One other way to think about it is: Either a two will come up or not implies 50/50. Either an even number will come up or an odd number implies 50/50. But the chances of getting an even number must exceed the chances of getting a two.

#14

Indistinguishable is correct.

These questions are imposible to answer without adding some additional assumption or information. Often when such questions are asked, what they really imply is “What are the chances of getting a 2 on a 6-sided die if all six sides are equally likely to appear?” or “What are the chances of pulling the Jack of Spades from a deck of cards if all cards are equally likely to be chosen?” But those additional assumptions may or may not be true.
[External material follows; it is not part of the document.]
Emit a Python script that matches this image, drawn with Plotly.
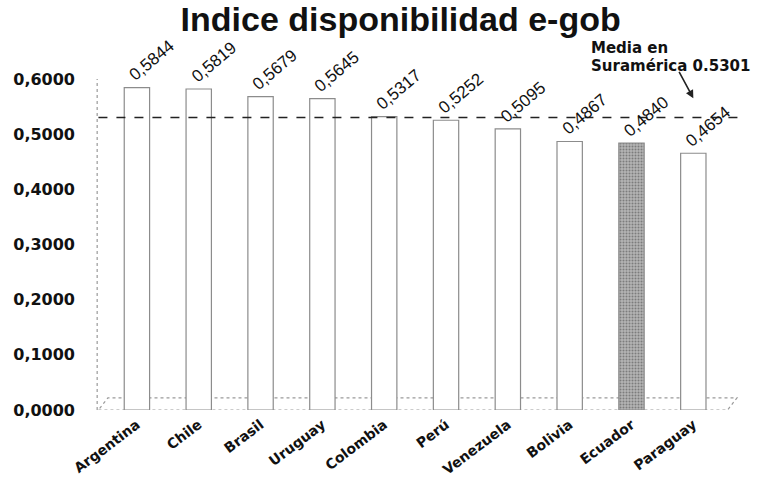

If you’re dealing with a die that you suspect may be loaded, the probability of rolling a 2 is something you can only figure out by experiment or investigation of that die.

(In fact, there’s some philosophical debate over what probability is in relation to “reality”: Is it just a theoretical, mathematical construct, that we can assign any values to as long as they follow the rules? Does it represent long-run frequencies?)

#15

Toss a hundred coins. Scoop up all the tails . Flip the remainders. Scoop out the tails. Continue until you are down to one. You will find that one coin flipped head 6 or 7 times in a row. Another might have flipped tails 6 times in a row. A fifty /fifty probability should recognize that we get a bell curve. The visualization of 50/50 seems to require a more complete picture.